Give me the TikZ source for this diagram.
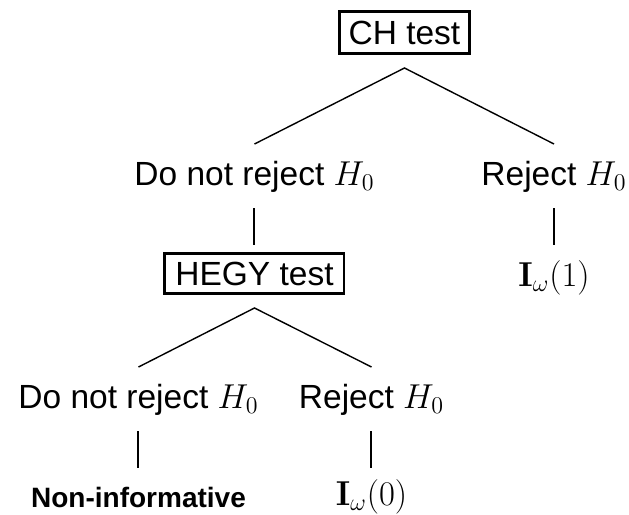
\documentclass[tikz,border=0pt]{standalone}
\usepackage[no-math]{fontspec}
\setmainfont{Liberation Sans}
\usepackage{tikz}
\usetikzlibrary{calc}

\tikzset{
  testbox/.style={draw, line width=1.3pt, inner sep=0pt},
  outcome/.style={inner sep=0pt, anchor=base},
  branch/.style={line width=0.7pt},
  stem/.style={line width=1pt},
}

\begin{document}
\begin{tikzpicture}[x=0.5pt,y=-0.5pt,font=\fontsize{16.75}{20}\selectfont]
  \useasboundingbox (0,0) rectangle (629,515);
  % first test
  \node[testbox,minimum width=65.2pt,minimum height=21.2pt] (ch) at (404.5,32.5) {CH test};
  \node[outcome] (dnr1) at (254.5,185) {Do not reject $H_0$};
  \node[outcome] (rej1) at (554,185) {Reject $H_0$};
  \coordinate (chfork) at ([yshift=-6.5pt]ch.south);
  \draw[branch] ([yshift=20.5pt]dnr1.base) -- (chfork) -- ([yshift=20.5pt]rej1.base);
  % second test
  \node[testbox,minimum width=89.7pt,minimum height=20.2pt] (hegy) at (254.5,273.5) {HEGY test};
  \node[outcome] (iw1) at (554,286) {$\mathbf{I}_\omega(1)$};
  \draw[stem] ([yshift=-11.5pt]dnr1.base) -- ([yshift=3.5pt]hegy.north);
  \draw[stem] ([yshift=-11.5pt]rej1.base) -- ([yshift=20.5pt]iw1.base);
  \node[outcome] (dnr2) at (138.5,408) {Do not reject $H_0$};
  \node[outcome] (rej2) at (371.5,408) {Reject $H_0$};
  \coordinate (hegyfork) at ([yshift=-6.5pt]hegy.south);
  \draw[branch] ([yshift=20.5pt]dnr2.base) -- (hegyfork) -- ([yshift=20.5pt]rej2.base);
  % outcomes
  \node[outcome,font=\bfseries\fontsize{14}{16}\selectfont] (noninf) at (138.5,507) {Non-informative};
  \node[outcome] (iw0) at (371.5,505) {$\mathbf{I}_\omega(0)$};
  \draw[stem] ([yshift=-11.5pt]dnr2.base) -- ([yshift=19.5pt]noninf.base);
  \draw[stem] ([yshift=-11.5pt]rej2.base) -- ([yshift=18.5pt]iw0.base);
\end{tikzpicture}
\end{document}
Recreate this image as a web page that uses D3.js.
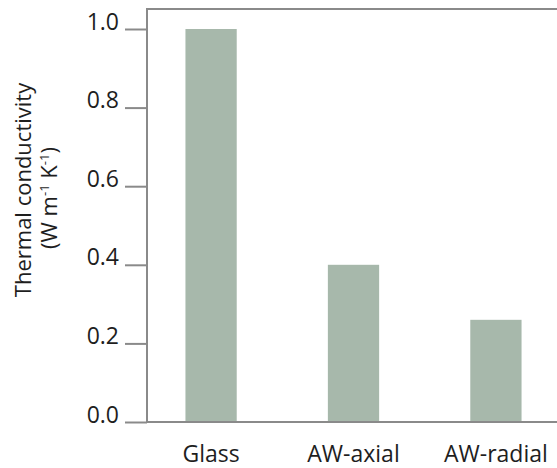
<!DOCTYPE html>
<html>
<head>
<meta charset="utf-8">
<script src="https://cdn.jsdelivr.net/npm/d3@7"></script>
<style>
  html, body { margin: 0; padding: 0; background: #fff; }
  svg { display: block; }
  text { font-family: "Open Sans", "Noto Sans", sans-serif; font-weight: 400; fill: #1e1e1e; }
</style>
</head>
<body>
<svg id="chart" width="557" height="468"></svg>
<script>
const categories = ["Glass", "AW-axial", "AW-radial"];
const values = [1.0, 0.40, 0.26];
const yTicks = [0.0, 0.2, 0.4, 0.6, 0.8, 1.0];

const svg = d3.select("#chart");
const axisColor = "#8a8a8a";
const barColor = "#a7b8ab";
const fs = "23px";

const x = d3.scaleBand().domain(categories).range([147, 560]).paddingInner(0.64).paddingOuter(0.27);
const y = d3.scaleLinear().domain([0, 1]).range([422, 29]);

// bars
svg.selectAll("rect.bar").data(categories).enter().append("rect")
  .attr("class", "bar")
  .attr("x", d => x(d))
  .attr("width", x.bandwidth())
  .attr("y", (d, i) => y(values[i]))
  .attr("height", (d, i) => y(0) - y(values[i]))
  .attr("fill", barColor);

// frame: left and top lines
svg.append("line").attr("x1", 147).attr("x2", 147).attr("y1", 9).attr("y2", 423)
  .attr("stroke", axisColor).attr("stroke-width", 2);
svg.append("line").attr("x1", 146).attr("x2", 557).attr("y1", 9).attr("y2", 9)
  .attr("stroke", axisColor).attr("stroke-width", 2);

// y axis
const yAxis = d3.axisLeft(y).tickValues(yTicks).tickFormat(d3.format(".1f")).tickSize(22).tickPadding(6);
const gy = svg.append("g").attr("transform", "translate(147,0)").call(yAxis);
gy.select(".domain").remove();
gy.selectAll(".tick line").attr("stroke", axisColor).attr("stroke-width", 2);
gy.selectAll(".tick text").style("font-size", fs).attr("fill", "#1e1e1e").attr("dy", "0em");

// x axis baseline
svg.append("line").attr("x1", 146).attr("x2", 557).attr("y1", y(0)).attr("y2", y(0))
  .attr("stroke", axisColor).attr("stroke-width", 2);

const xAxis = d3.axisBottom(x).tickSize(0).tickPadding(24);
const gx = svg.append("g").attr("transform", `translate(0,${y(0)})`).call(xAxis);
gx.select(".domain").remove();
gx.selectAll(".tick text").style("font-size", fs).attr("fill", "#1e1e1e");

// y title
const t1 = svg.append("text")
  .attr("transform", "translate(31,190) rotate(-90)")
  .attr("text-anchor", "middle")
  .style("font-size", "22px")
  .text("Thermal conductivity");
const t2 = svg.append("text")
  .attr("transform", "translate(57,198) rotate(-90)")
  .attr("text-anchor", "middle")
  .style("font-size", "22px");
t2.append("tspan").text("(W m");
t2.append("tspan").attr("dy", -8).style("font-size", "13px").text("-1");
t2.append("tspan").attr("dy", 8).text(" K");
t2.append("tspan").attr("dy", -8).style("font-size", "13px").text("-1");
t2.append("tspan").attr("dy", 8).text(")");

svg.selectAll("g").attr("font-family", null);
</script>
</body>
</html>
-------
Leave out all images, then reproduce the entries above exactly.

▸ Answer in full
Give me the TikZ source for this diagram.
\documentclass[tikz,border=0pt]{standalone}
\usepackage[no-math]{fontspec}
\setmainfont{Liberation Sans}
\usepackage{tikz}
\usetikzlibrary{calc}

\tikzset{
  testbox/.style={draw, line width=1.3pt, inner sep=0pt},
  outcome/.style={inner sep=0pt, anchor=base},
  branch/.style={line width=0.7pt},
  stem/.style={line width=1pt},
}

\begin{document}
\begin{tikzpicture}[x=0.5pt,y=-0.5pt,font=\fontsize{16.75}{20}\selectfont]
  \useasboundingbox (0,0) rectangle (629,515);
  % first test
  \node[testbox,minimum width=65.2pt,minimum height=21.2pt] (ch) at (404.5,32.5) {CH test};
  \node[outcome] (dnr1) at (254.5,185) {Do not reject $H_0$};
  \node[outcome] (rej1) at (554,185) {Reject $H_0$};
  \coordinate (chfork) at ([yshift=-6.5pt]ch.south);
  \draw[branch] ([yshift=20.5pt]dnr1.base) -- (chfork) -- ([yshift=20.5pt]rej1.base);
  % second test
  \node[testbox,minimum width=89.7pt,minimum height=20.2pt] (hegy) at (254.5,273.5) {HEGY test};
  \node[outcome] (iw1) at (554,286) {$\mathbf{I}_\omega(1)$};
  \draw[stem] ([yshift=-11.5pt]dnr1.base) -- ([yshift=3.5pt]hegy.north);
  \draw[stem] ([yshift=-11.5pt]rej1.base) -- ([yshift=20.5pt]iw1.base);
  \node[outcome] (dnr2) at (138.5,408) {Do not reject $H_0$};
  \node[outcome] (rej2) at (371.5,408) {Reject $H_0$};
  \coordinate (hegyfork) at ([yshift=-6.5pt]hegy.south);
  \draw[branch] ([yshift=20.5pt]dnr2.base) -- (hegyfork) -- ([yshift=20.5pt]rej2.base);
  % outcomes
  \node[outcome,font=\bfseries\fontsize{14}{16}\selectfont] (noninf) at (138.5,507) {Non-informative};
  \node[outcome] (iw0) at (371.5,505) {$\mathbf{I}_\omega(0)$};
  \draw[stem] ([yshift=-11.5pt]dnr2.base) -- ([yshift=19.5pt]noninf.base);
  \draw[stem] ([yshift=-11.5pt]rej2.base) -- ([yshift=18.5pt]iw0.base);
\end{tikzpicture}
\end{document}
Recreate this image as a web page that uses D3.js.
<!DOCTYPE html>
<html>
<head>
<meta charset="utf-8">
<script src="https://cdn.jsdelivr.net/npm/d3@7"></script>
<style>
  html, body { margin: 0; padding: 0; background: #fff; }
  svg { display: block; }
  text { font-family: "Open Sans", "Noto Sans", sans-serif; font-weight: 400; fill: #1e1e1e; }
</style>
</head>
<body>
<svg id="chart" width="557" height="468"></svg>
<script>
const categories = ["Glass", "AW-axial", "AW-radial"];
const values = [1.0, 0.40, 0.26];
const yTicks = [0.0, 0.2, 0.4, 0.6, 0.8, 1.0];

const svg = d3.select("#chart");
const axisColor = "#8a8a8a";
const barColor = "#a7b8ab";
const fs = "23px";

const x = d3.scaleBand().domain(categories).range([147, 560]).paddingInner(0.64).paddingOuter(0.27);
const y = d3.scaleLinear().domain([0, 1]).range([422, 29]);

// bars
svg.selectAll("rect.bar").data(categories).enter().append("rect")
  .attr("class", "bar")
  .attr("x", d => x(d))
  .attr("width", x.bandwidth())
  .attr("y", (d, i) => y(values[i]))
  .attr("height", (d, i) => y(0) - y(values[i]))
  .attr("fill", barColor);

// frame: left and top lines
svg.append("line").attr("x1", 147).attr("x2", 147).attr("y1", 9).attr("y2", 423)
  .attr("stroke", axisColor).attr("stroke-width", 2);
svg.append("line").attr("x1", 146).attr("x2", 557).attr("y1", 9).attr("y2", 9)
  .attr("stroke", axisColor).attr("stroke-width", 2);

// y axis
const yAxis = d3.axisLeft(y).tickValues(yTicks).tickFormat(d3.format(".1f")).tickSize(22).tickPadding(6);
const gy = svg.append("g").attr("transform", "translate(147,0)").call(yAxis);
gy.select(".domain").remove();
gy.selectAll(".tick line").attr("stroke", axisColor).attr("stroke-width", 2);
gy.selectAll(".tick text").style("font-size", fs).attr("fill", "#1e1e1e").attr("dy", "0em");

// x axis baseline
svg.append("line").attr("x1", 146).attr("x2", 557).attr("y1", y(0)).attr("y2", y(0))
  .attr("stroke", axisColor).attr("stroke-width", 2);

const xAxis = d3.axisBottom(x).tickSize(0).tickPadding(24);
const gx = svg.append("g").attr("transform", `translate(0,${y(0)})`).call(xAxis);
gx.select(".domain").remove();
gx.selectAll(".tick text").style("font-size", fs).attr("fill", "#1e1e1e");

// y title
const t1 = svg.append("text")
  .attr("transform", "translate(31,190) rotate(-90)")
  .attr("text-anchor", "middle")
  .style("font-size", "22px")
  .text("Thermal conductivity");
const t2 = svg.append("text")
  .attr("transform", "translate(57,198) rotate(-90)")
  .attr("text-anchor", "middle")
  .style("font-size", "22px");
t2.append("tspan").text("(W m");
t2.append("tspan").attr("dy", -8).style("font-size", "13px").text("-1");
t2.append("tspan").attr("dy", 8).text(" K");
t2.append("tspan").attr("dy", -8).style("font-size", "13px").text("-1");
t2.append("tspan").attr("dy", 8).text(")");

svg.selectAll("g").attr("font-family", null);
</script>
</body>
</html>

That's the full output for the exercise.